---------- Data listing ----------

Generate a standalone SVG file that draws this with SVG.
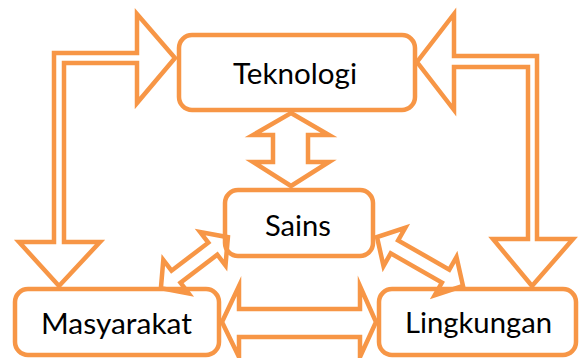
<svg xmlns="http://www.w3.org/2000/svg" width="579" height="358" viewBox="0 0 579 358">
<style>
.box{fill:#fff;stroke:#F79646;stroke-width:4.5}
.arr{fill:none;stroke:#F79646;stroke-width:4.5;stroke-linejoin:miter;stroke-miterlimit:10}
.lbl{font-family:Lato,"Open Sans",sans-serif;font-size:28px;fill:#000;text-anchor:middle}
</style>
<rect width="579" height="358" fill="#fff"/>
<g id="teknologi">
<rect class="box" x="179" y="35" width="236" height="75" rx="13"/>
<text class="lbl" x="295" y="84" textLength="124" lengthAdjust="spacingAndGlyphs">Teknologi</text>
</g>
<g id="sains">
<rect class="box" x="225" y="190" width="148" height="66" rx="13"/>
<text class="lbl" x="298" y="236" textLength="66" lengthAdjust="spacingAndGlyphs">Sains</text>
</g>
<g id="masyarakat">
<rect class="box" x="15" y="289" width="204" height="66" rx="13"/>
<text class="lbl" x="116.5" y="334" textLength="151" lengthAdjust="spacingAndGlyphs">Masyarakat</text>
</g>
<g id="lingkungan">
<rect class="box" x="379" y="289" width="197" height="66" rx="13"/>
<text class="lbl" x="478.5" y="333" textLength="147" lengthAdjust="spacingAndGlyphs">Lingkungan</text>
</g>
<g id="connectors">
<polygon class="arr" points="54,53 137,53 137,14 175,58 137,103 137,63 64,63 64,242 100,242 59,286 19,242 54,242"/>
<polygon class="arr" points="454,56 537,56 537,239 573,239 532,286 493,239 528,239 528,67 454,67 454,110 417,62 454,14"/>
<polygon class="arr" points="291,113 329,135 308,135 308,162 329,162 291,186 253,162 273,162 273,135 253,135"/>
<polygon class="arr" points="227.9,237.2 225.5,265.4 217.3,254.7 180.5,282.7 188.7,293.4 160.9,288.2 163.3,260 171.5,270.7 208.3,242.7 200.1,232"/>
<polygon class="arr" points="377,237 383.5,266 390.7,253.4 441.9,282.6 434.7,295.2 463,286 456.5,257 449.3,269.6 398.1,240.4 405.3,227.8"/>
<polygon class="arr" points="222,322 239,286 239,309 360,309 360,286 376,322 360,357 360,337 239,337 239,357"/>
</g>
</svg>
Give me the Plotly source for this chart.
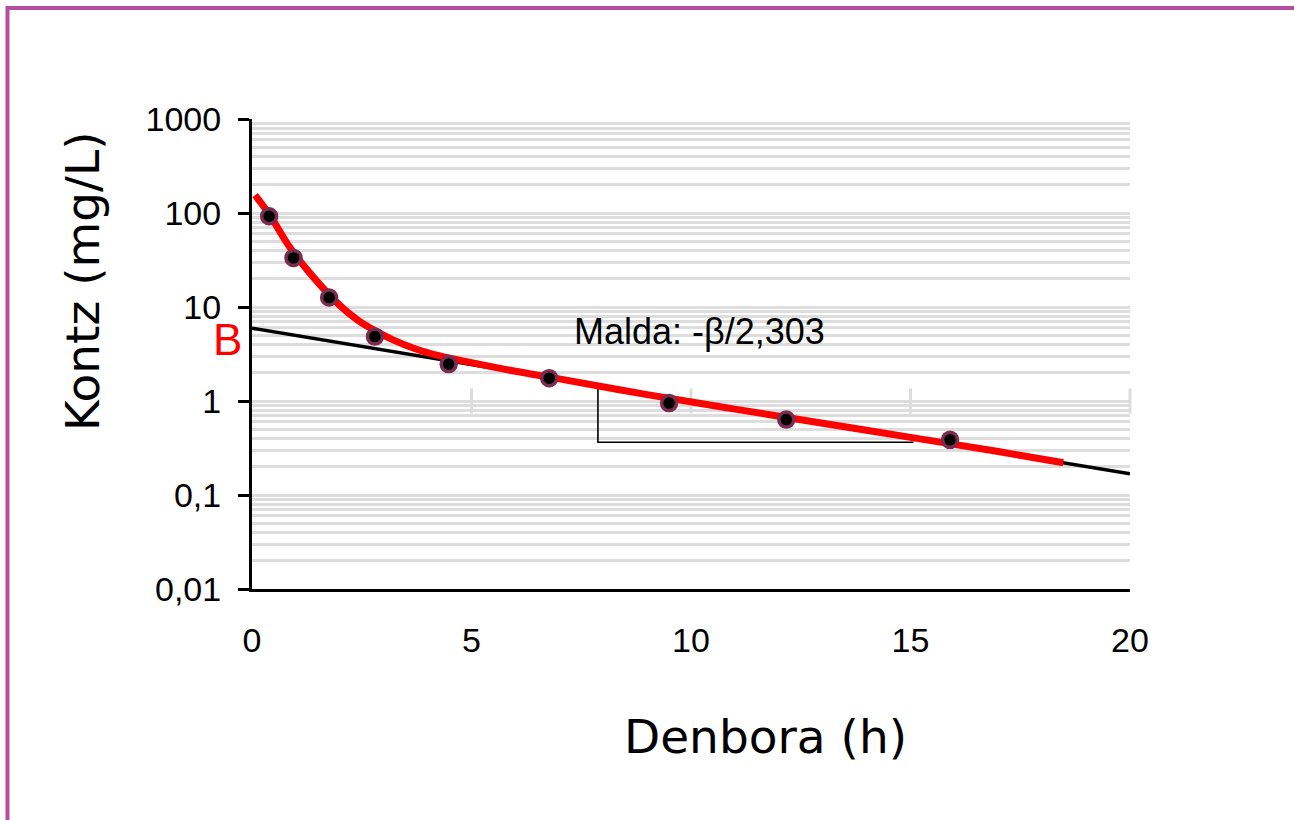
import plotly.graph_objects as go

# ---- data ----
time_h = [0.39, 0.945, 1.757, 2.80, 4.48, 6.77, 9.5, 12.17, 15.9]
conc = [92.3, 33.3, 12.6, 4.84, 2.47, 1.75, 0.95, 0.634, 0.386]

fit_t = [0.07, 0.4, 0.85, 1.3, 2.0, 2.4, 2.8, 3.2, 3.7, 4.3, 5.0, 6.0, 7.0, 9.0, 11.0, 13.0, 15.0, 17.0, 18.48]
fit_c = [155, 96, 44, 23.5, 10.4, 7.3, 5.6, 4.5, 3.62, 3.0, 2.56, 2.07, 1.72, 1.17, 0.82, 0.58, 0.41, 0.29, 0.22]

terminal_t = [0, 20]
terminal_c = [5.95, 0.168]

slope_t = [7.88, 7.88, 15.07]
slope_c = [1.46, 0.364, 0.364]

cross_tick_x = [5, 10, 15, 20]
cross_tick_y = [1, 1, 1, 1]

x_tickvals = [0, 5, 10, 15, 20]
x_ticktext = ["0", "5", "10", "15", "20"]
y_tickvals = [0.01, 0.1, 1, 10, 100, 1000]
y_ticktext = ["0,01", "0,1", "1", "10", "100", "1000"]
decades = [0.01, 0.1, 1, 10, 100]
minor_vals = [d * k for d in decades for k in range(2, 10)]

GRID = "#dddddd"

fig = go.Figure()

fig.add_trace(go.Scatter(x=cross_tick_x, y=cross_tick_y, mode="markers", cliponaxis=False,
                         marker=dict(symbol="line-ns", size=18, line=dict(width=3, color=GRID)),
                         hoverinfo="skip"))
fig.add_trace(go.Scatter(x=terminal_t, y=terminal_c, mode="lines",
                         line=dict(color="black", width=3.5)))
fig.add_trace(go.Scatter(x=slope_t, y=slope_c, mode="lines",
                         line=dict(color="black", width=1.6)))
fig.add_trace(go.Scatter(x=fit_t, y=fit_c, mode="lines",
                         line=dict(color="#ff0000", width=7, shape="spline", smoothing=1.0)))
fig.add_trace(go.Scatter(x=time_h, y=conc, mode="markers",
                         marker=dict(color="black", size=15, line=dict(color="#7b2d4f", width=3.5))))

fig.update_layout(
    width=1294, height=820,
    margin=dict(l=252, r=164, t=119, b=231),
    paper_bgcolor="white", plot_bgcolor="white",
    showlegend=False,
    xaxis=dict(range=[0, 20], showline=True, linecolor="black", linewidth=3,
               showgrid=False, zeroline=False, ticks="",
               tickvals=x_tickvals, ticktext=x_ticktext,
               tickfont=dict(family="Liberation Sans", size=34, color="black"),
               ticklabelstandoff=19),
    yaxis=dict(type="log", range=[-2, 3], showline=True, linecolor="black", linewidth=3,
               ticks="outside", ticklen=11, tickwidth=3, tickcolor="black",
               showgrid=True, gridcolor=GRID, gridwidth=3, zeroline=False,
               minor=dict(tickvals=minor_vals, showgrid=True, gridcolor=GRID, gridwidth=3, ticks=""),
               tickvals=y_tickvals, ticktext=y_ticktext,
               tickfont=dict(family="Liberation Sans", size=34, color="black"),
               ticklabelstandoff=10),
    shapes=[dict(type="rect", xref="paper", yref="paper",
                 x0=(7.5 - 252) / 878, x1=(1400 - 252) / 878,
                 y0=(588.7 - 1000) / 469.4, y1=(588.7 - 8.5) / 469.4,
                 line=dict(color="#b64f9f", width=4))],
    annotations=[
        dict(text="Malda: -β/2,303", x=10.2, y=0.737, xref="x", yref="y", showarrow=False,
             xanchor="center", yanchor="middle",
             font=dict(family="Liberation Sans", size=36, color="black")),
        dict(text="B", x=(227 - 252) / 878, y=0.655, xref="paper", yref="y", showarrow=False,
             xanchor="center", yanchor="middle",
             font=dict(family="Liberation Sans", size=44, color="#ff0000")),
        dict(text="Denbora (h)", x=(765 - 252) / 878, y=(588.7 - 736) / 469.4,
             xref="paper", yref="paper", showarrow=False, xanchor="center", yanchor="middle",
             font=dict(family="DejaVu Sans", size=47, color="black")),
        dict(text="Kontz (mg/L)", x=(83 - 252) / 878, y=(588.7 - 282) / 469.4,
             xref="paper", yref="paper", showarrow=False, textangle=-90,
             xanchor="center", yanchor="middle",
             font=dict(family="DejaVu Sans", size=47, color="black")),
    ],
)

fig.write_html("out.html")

----------

### Stated goal:
Pick out each line that holds the string "this".

### Response:
Generate a standalone SVG file that draws this with SVG.
Give me the Plotly source for this chart.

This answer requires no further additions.